E ancora la mia inquietudine si manifesta nella consapevolezza che dietro ad ogni movimento c'è la mano di qualcuno che è stato più bravo degli altri e ha trovato il momento giusto e le condizioni per mobilitare le masse. E questo qualcuno difficilmente si astiene dal far prevalere la propria idea. E i leader di questi movimenti o di questo movimento...sono noti per essere ideologi e fanatici post-fascisti. Ma oggi tutti a pubblicare il link dei forconi su facebook: io che credo me stesso un rivoluzionario non ho saputo far altro che difenderli e a metà condannarli in una discussione della quale subito dopo non ero più contento. Ma non sono nemmeno preso dalla rivoluzione, che non sento. E non credo. E forse per esser un rivoluzionario vero bisogna farsi trasportare dagli eventi, sennò si è solo rivoluzionari sulla carta. Ma allora, se avrò sempre bisogno di tempo per carpirla e in fine se non mi andrà questa specie di rivoluzione, allora si: preferisco la carta.
La deriva delle nuove forme di fascismo e di autoriarismo è un pericolo grossissimo per la vita del'umanità intera: la risposta alla crisi non dovrà mai essere questa.
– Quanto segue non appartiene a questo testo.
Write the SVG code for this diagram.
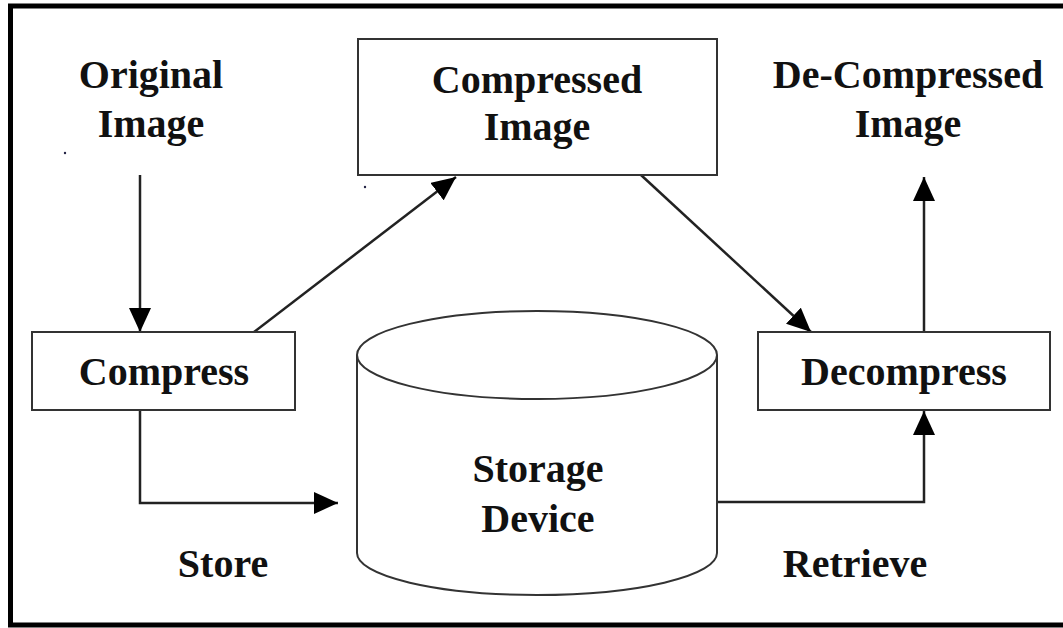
<svg xmlns="http://www.w3.org/2000/svg" width="1063" height="628" viewBox="0 0 1063 628">
<style>
.box{fill:#fff;stroke:#333;stroke-width:2}
.lbl{font-family:"Liberation Serif","Times New Roman",serif;font-weight:bold;font-size:40px;fill:#111;text-anchor:middle}
.con{fill:none;stroke:#222;stroke-width:2.5}
</style>
<defs>
<marker id="ah" viewBox="0 0 24 22" refX="24" refY="11" markerWidth="24" markerHeight="22" markerUnits="userSpaceOnUse" orient="auto">
<path d="M0,0 L24,11 L0,22 Z" fill="#000"/>
</marker>
</defs>
<rect width="1063" height="628" fill="#fff"/>
<path d="M1063,6 H10.5 V625 H1063" fill="none" stroke="#000" stroke-width="5"/>
<circle cx="65" cy="153" r="1.2" fill="#224"/>
<circle cx="365" cy="187" r="1.2" fill="#224"/>

<g id="connectors">
<path class="con" d="M140,175 V332" marker-end="url(#ah)"/>
<path class="con" d="M140,410 V503 H338" marker-end="url(#ah)"/>
<path class="con" d="M254,332 L456,177" marker-end="url(#ah)"/>
<path class="con" d="M641,175 L811,332" marker-end="url(#ah)"/>
<path class="con" d="M924,332 V177" marker-end="url(#ah)"/>
<path class="con" d="M717,502 H924 V411" marker-end="url(#ah)"/>
</g>

<g id="original-image">
<text class="lbl" x="151" y="88">Original</text>
<text class="lbl" x="151" y="137">Image</text>
</g>

<g id="compressed-image">
<rect class="box" x="358" y="39" width="359" height="136"/>
<text class="lbl" x="537" y="93">Compressed</text>
<text class="lbl" x="537" y="140">Image</text>
</g>

<g id="decompressed-image">
<text class="lbl" x="908" y="88">De-Compressed</text>
<text class="lbl" x="908" y="137">Image</text>
</g>

<g id="compress">
<rect class="box" x="32" y="332" width="263" height="78"/>
<text class="lbl" x="164" y="385">Compress</text>
</g>

<g id="decompress">
<rect class="box" x="758" y="332" width="292" height="78"/>
<text class="lbl" x="904" y="385">Decompress</text>
</g>

<g id="storage-device">
<path class="box" d="M357,355 V553 A180,42 0 0 0 717,553 V355"/>
<ellipse class="box" cx="537" cy="355" rx="180" ry="44"/>
<text class="lbl" x="538" y="482">Storage</text>
<text class="lbl" x="538" y="532">Device</text>
</g>

<g id="store-label">
<text class="lbl" x="223" y="577">Store</text>
</g>
<g id="retrieve-label">
<text class="lbl" x="855" y="577">Retrieve</text>
</g>
</svg>
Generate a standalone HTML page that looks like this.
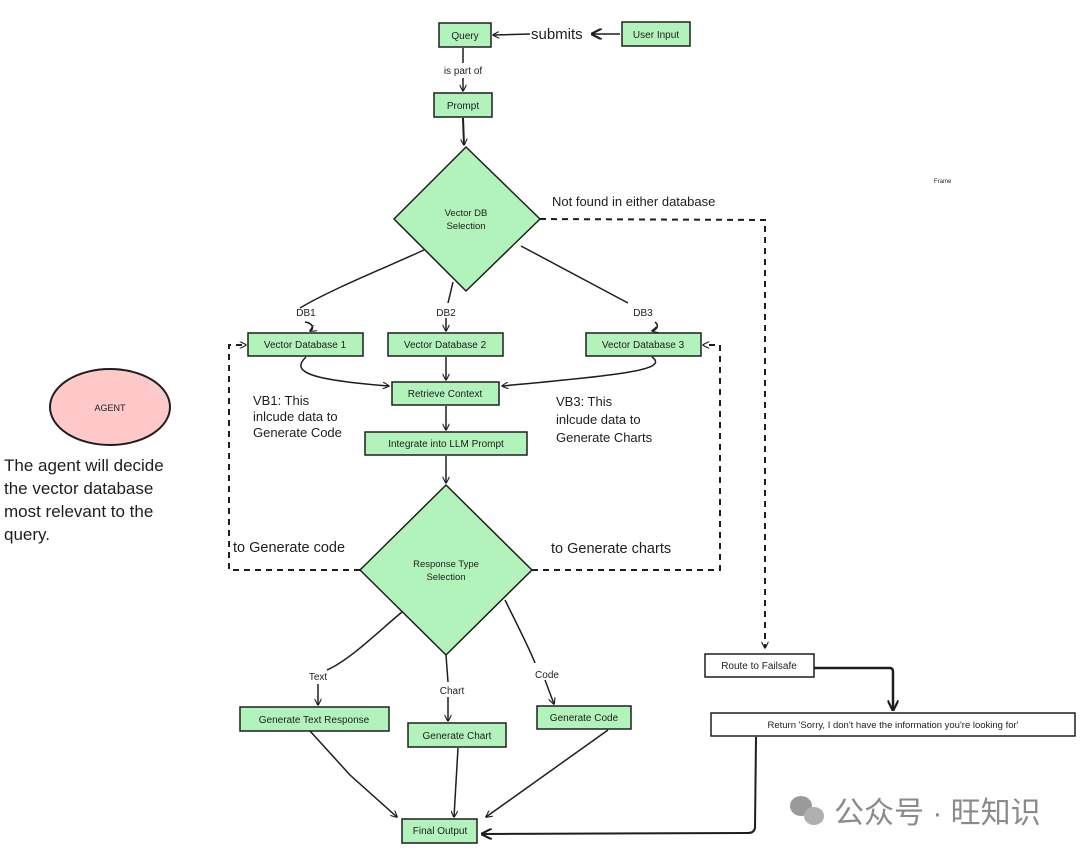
<!DOCTYPE html>
<html><head><meta charset="utf-8"><style>
html,body{margin:0;padding:0;background:#fff;}
svg{display:block;}
text{font-family:"Liberation Sans","Noto Sans CJK SC",sans-serif;fill:#1e1e1e;}
</style></head><body>
<svg width="1080" height="854" viewBox="0 0 1080 854" xmlns="http://www.w3.org/2000/svg">
<defs>
<marker id="a" viewBox="0 0 10 10" refX="9" refY="5" markerWidth="7" markerHeight="7" orient="auto-start-reverse" markerUnits="userSpaceOnUse"><path d="M0,0 L10,5 L0,10" fill="none" stroke="#1e1e1e" stroke-width="1.6"/></marker>
<marker id="b" viewBox="0 0 10 10" refX="9" refY="5" markerWidth="11" markerHeight="11" orient="auto-start-reverse" markerUnits="userSpaceOnUse"><path d="M0,0 L10,5 L0,10" fill="none" stroke="#1e1e1e" stroke-width="2"/></marker>
</defs>
<g fill="#b2f2bb" stroke="#1e1e1e" stroke-width="1.5">
<rect x="439" y="23" width="52" height="24"/>
<rect x="622" y="22" width="68" height="24"/>
<rect x="434" y="93" width="58" height="24"/>
<polygon points="466,147 540,219 466,291 394,219"/>
<rect x="248" y="333" width="115" height="23"/>
<rect x="388" y="333" width="115" height="23"/>
<rect x="586" y="333" width="115" height="23"/>
<rect x="392" y="382" width="107" height="23"/>
<rect x="365" y="432" width="162" height="23"/>
<polygon points="446,485 532,570 446,655 360,570"/>
<rect x="240" y="707" width="149" height="24"/>
<rect x="408" y="723" width="98" height="24"/>
<rect x="537" y="706" width="94" height="23"/>
<rect x="402" y="819" width="75" height="24"/>
</g>
<g fill="#fff" stroke="#1e1e1e" stroke-width="1.5">
<rect x="705" y="654" width="109" height="23"/>
<rect x="711" y="713" width="364" height="23"/>
</g>
<ellipse cx="110" cy="407" rx="60" ry="38" fill="#ffc9c9" stroke="#1e1e1e" stroke-width="2"/>
<g fill="none" stroke="#1e1e1e" stroke-width="1.5">
<path d="M620,34 L592,34" marker-end="url(#b)"/>
<path d="M530,34 L493,35" marker-end="url(#a)"/>
<path d="M463,48 L463,63"/>
<path d="M463,78 L463,91" marker-end="url(#a)"/>
<path d="M463,118 L464,145" stroke-width="2" marker-end="url(#a)"/>
<path d="M424,250 C380,270 330,290 300,308"/>
<path d="M453,282 L448,303"/>
<path d="M521,246 L628,303"/>
<path d="M305,322 C312,323 315,328 310,331" marker-end="url(#a)"/>
<path d="M446,318 L446,331" marker-end="url(#a)"/>
<path d="M655,322 C660,326 656,330 652,331" marker-end="url(#a)"/>
<path d="M306,357 C290,372 310,380 389,386" marker-end="url(#a)"/>
<path d="M446,357 L446,380" marker-end="url(#a)"/>
<path d="M652,357 C670,370 620,375 502,386" marker-end="url(#a)"/>
<path d="M446,406 L446,430" marker-end="url(#a)"/>
<path d="M446,456 L446,483" marker-end="url(#a)"/>
<path d="M402,612 C380,630 350,660 327,670"/>
<path d="M318,684 L318,705" marker-end="url(#a)"/>
<path d="M446,655 L448,682"/>
<path d="M448,697 L448,721" marker-end="url(#a)"/>
<path d="M505,600 C520,630 530,650 535,663"/>
<path d="M545,680 L554,704" marker-end="url(#a)"/>
<path d="M310,731 L350,775 L397,817" marker-end="url(#a)"/>
<path d="M458,748 L454,817" marker-end="url(#a)"/>
<path d="M608,730 L486,817" marker-end="url(#a)"/>
<path d="M814,668 L890,668 Q893,668 893,672 L893,710" stroke-width="2.5" marker-end="url(#b)"/>
<path d="M756,737 L755,828 Q754,833 748,833 L482,834" stroke-width="2" marker-end="url(#b)"/>
</g>
<g fill="none" stroke="#1e1e1e" stroke-width="2" stroke-dasharray="6,5">
<path d="M540,219 L765,220 L765,648" marker-end="url(#a)"/>
<path d="M360,570 L229,570 L229,345 L246,345" marker-end="url(#a)"/>
<path d="M532,570 L720,570 L720,345 L703,345" marker-end="url(#a)"/>
</g>
<g font-size="10" text-anchor="middle">
<text x="465" y="39">Query</text>
<text x="656" y="38">User Input</text>
<text x="463" y="109">Prompt</text>
<text x="466" y="216" font-size="9.5">Vector DB</text>
<text x="466" y="229" font-size="9.5">Selection</text>
<text x="305" y="348">Vector Database 1</text>
<text x="445" y="348">Vector Database 2</text>
<text x="643" y="348">Vector Database 3</text>
<text x="445" y="397">Retrieve Context</text>
<text x="446" y="447">Integrate into LLM Prompt</text>
<text x="446" y="567" font-size="9.5">Response Type</text>
<text x="446" y="580" font-size="9.5">Selection</text>
<text x="314" y="723">Generate Text Response</text>
<text x="457" y="739">Generate Chart</text>
<text x="584" y="721">Generate Code</text>
<text x="440" y="834">Final Output</text>
<text x="759" y="669">Route to Failsafe</text>
<text x="893" y="728" font-size="9.5">Return 'Sorry, I don't have the information you're looking for'</text>
<text x="110" y="411" font-size="9">AGENT</text>
<text x="463" y="74" font-size="10">is part of</text>
<text x="306" y="316">DB1</text>
<text x="446" y="316">DB2</text>
<text x="643" y="316">DB3</text>
<text x="318" y="680">Text</text>
<text x="452" y="694">Chart</text>
<text x="547" y="678">Code</text>
</g>
<text x="531" y="39" font-size="15">submits</text>
<text x="552" y="206" font-size="13">Not found in either database</text>
<text x="934" y="183" font-size="6" fill="#888">Frame</text>
<g font-size="13">
<text x="253" y="405">VB1: This</text>
<text x="253" y="421">inlcude data to</text>
<text x="253" y="437">Generate Code</text>
<text x="556" y="406">VB3: This</text>
<text x="556" y="424">inlcude data to</text>
<text x="556" y="442">Generate Charts</text>
</g>
<text x="233" y="552" font-size="14.5">to Generate code</text>
<text x="551" y="553" font-size="14.5">to Generate charts</text>
<g font-size="17">
<text x="4" y="471">The agent will decide</text>
<text x="4" y="494">the vector database</text>
<text x="4" y="517">most relevant to the</text>
<text x="4" y="540">query.</text>
</g>
<g fill="#9a9a9a">
<ellipse cx="801" cy="806" rx="11" ry="10"/>
<ellipse cx="814" cy="816" rx="10" ry="9" fill="#b0b0b0"/>
</g>
<text x="834" y="823" font-size="30" style="fill:#8a8a8a">公众号 · 旺知识</text>
</svg>
</body></html>
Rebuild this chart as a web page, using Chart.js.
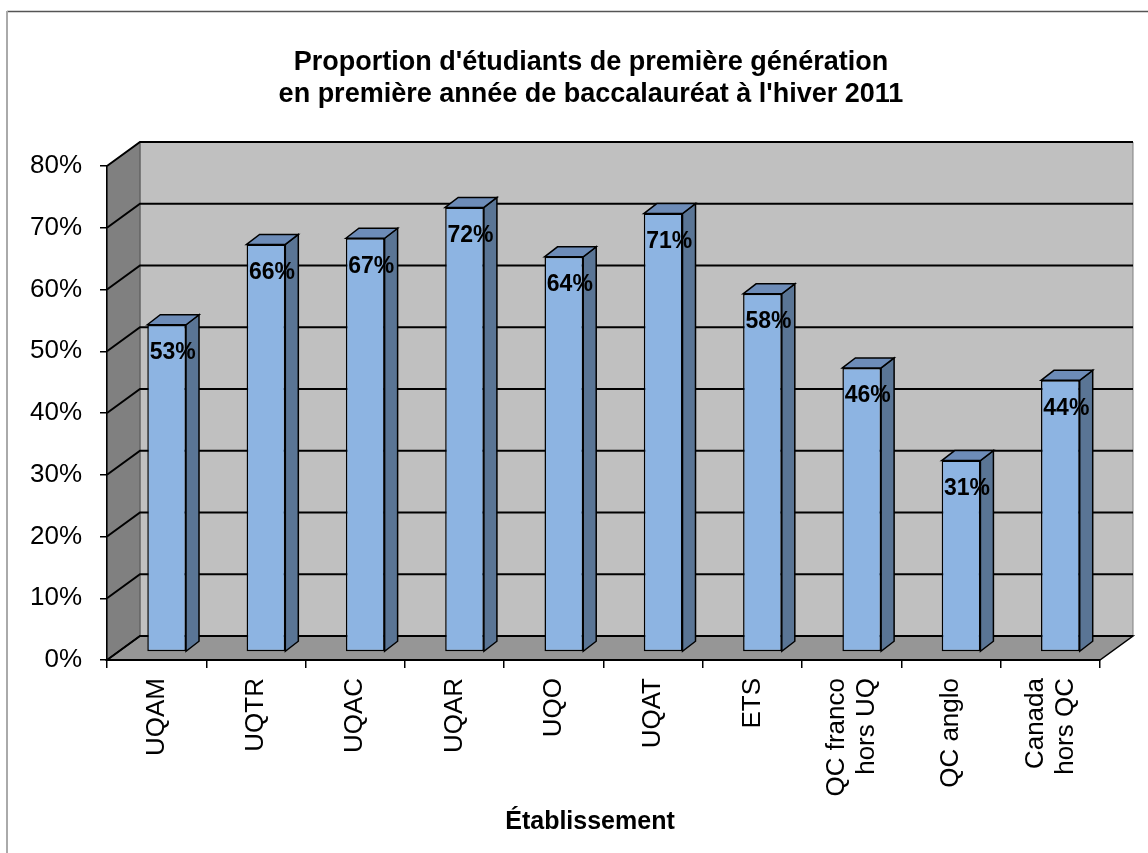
<!DOCTYPE html>
<html>
<head>
<meta charset="utf-8">
<script src="https://cdn.jsdelivr.net/npm/chart.js@4.4.0/dist/chart.umd.min.js"></script>
<style>
  body { margin: 0; background: #fff; }
  canvas { display: block; }
</style>
</head>
<body>
<canvas id="myChart" width="1148" height="853"></canvas>
<script>
var categories = ["UQAM", "UQTR", "UQAC", "UQAR", "UQO", "UQAT", "ETS", ["QC franco", "hors UQ"], "QC anglo", ["Canada", "hors QC"]];
var values = [53, 66, 67, 72, 64, 71, 58, 46, 31, 44];
var yTicks = [0, 10, 20, 30, 40, 50, 60, 70, 80];
var titleLines = ["Proportion d'étudiants de première génération", "en première année de baccalauréat à l'hiver 2011"];
var xTitle = "Établissement";

var FONT = "'Liberation Sans', Arial, sans-serif";
// depth of the walls and of the bars
var DX = 33, DY = 24;
var BX = 10, BY = 8;
var bx = 13, by = 10;

function poly(ctx, pts, fill, stroke, lw) {
    ctx.beginPath();
    ctx.moveTo(pts[0][0], pts[0][1]);
    for (var i = 1; i < pts.length; i++) ctx.lineTo(pts[i][0], pts[i][1]);
    ctx.closePath();
    if (fill) { ctx.fillStyle = fill; ctx.fill(); }
    if (stroke) { ctx.strokeStyle = stroke; ctx.lineWidth = lw || 1; ctx.stroke(); }
}

var box3d = {
    id: 'box3d',
    beforeDraw: function(chart) {
        var ctx = chart.ctx, ca = chart.chartArea, y = chart.scales.y;
        var l = ca.left, r = ca.right, t = ca.top, b = ca.bottom;
        ctx.save();
        // frame
        ctx.strokeStyle = '#555';
        ctx.lineWidth = 1.5;
        ctx.beginPath(); ctx.moveTo(7, 11.5); ctx.lineTo(1148, 11.5); ctx.stroke();
        ctx.strokeStyle = '#aaa';
        ctx.lineWidth = 2;
        ctx.beginPath(); ctx.moveTo(7, 11); ctx.lineTo(7, 853); ctx.stroke();
        // back wall, side wall, floor
        poly(ctx, [[l + DX, t - DY], [r + DX, t - DY], [r + DX, b - DY], [l + DX, b - DY]], '#c0c0c0', '#808080', 1);
        poly(ctx, [[l, t], [l + DX, t - DY], [l + DX, b - DY], [l, b]], '#808080', '#555', 1);
        poly(ctx, [[l, b], [r, b], [r + DX, b - DY], [l + DX, b - DY]], '#969696', '#000', 1.5);
        // gridlines
        ctx.strokeStyle = '#000';
        ctx.lineWidth = 2;
        yTicks.forEach(function(v) {
            var py = y.getPixelForValue(v);
            ctx.beginPath();
            ctx.moveTo(l, py);
            ctx.lineTo(l + DX, py - DY);
            ctx.lineTo(r + DX, py - DY);
            ctx.stroke();
        });
        ctx.restore();
    },
    beforeDatasetsDraw: function(chart) {
        var ctx = chart.ctx;
        ctx.save();
        ctx.translate(BX, -BY);
        var meta = chart.getDatasetMeta(0);
        meta.data.forEach(function(bar) {
            var p = bar.getProps(['x', 'y', 'base', 'width'], true);
            var L = p.x - p.width / 2, R = p.x + p.width / 2;
            poly(ctx, [[R, p.y], [R + bx, p.y - by], [R + bx, p.base - by], [R, p.base]], '#5a7595', '#000', 1.5);
            poly(ctx, [[L, p.y], [L + bx, p.y - by], [R + bx, p.y - by], [R, p.y]], '#6d8cb8', '#000', 1.5);
        });
    },
    afterDatasetsDraw: function(chart) {
        var ctx = chart.ctx;
        var meta = chart.getDatasetMeta(0);
        ctx.fillStyle = '#000';
        ctx.font = 'bold 23px ' + FONT;
        ctx.textAlign = 'center';
        ctx.textBaseline = 'middle';
        meta.data.forEach(function(bar, i) {
            var p = bar.getProps(['x', 'y'], true);
            ctx.fillText(values[i] + '%', p.x + 6, p.y + 28);
        });
        ctx.restore();
    },
    afterDraw: function(chart) {
        var ctx = chart.ctx, x = chart.scales.x, ca = chart.chartArea;
        ctx.save();
        ctx.fillStyle = '#000';
        // title
        ctx.font = 'bold 27px ' + FONT;
        ctx.textAlign = 'center';
        ctx.textBaseline = 'middle';
        titleLines.forEach(function(line, i) {
            ctx.fillText(line, 591, 63 + i * 32);
        });
        // category labels, rotated, lines centred on the category
        ctx.font = '26px ' + FONT;
        ctx.textAlign = 'right';
        categories.forEach(function(c, i) {
            var lines = Array.isArray(c) ? c : [c];
            var cx = x.getPixelForValue(i);
            lines.forEach(function(line, j) {
                ctx.save();
                ctx.translate(cx + (j - (lines.length - 1) / 2) * 30, ca.bottom + 18);
                ctx.rotate(-Math.PI / 2);
                ctx.fillText(line, 0, 0);
                ctx.restore();
            });
        });
        // axis title
        ctx.font = 'bold 25px ' + FONT;
        ctx.textAlign = 'center';
        ctx.fillText(xTitle, 590, 822);
        ctx.restore();
    }
};

document.addEventListener("DOMContentLoaded", function(){
    var ctx = document.getElementById('myChart').getContext('2d');
    var chart = new Chart(ctx, {
        type: 'bar',
        data: {
            labels: categories,
            datasets: [{
                data: values,
                backgroundColor: '#8db4e2',
                borderColor: '#000',
                borderWidth: 1.5,
                borderSkipped: false,
                barPercentage: 0.39,
                categoryPercentage: 1
            }]
        },
        options: {
            responsive: false,
            animation: false,
            layout: { padding: { left: 0, right: 48, top: 166, bottom: 0 } },
            plugins: {
                legend: { display: false },
                tooltip: { enabled: false },
                title: { display: false }
            },
            scales: {
                x: {
                    afterFit: function(s) { s.height = 193; },
                    grid: { display: true, drawOnChartArea: false, drawTicks: true, tickLength: 8, color: '#000', lineWidth: 1.5 },
                    border: { display: true, color: '#000', width: 2 },
                    ticks: { display: false, autoSkip: false }
                },
                y: {
                    min: 0,
                    max: 80,
                    afterFit: function(s) { s.width = 107; },
                    grid: { display: true, drawOnChartArea: false, drawTicks: true, tickLength: 7, color: '#000', lineWidth: 1.5 },
                    border: { display: true, color: '#000', width: 1.5 },
                    ticks: {
                        stepSize: 10,
                        color: '#000',
                        padding: 18,
                        font: { family: FONT, size: 26 },
                        callback: function(v) { return v + '%'; }
                    }
                }
            }
        },
        plugins: [box3d]
    });
});
</script>
</body>
</html>
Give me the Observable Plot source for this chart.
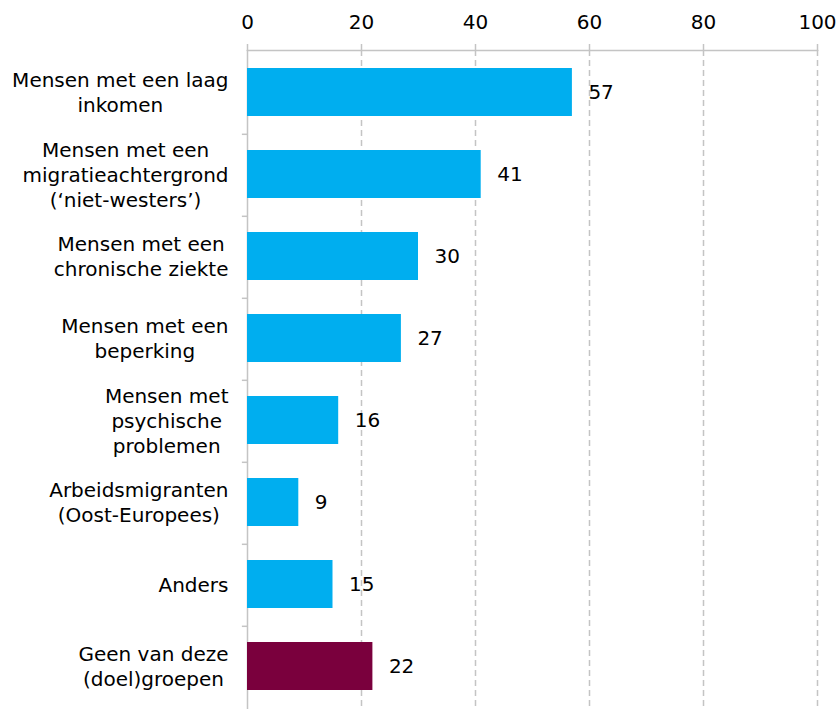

Lo dico ai "forconisti" inconsapevoli e a quelli fiduciosi di cambiare davvero qualcosa: il vostro disinteresse verso quella che sarà l'organizzazione sociale di domani e il fatto che se ne interessino altri per voi, porterà, quando sarete impreparati e vittoriosi, all'annientamento della libertà.
Ma spero che non sia così. Spero di svegliarmi e vedere un popolo unito contro tutti i veri mali del mondo, a partire da se stesso.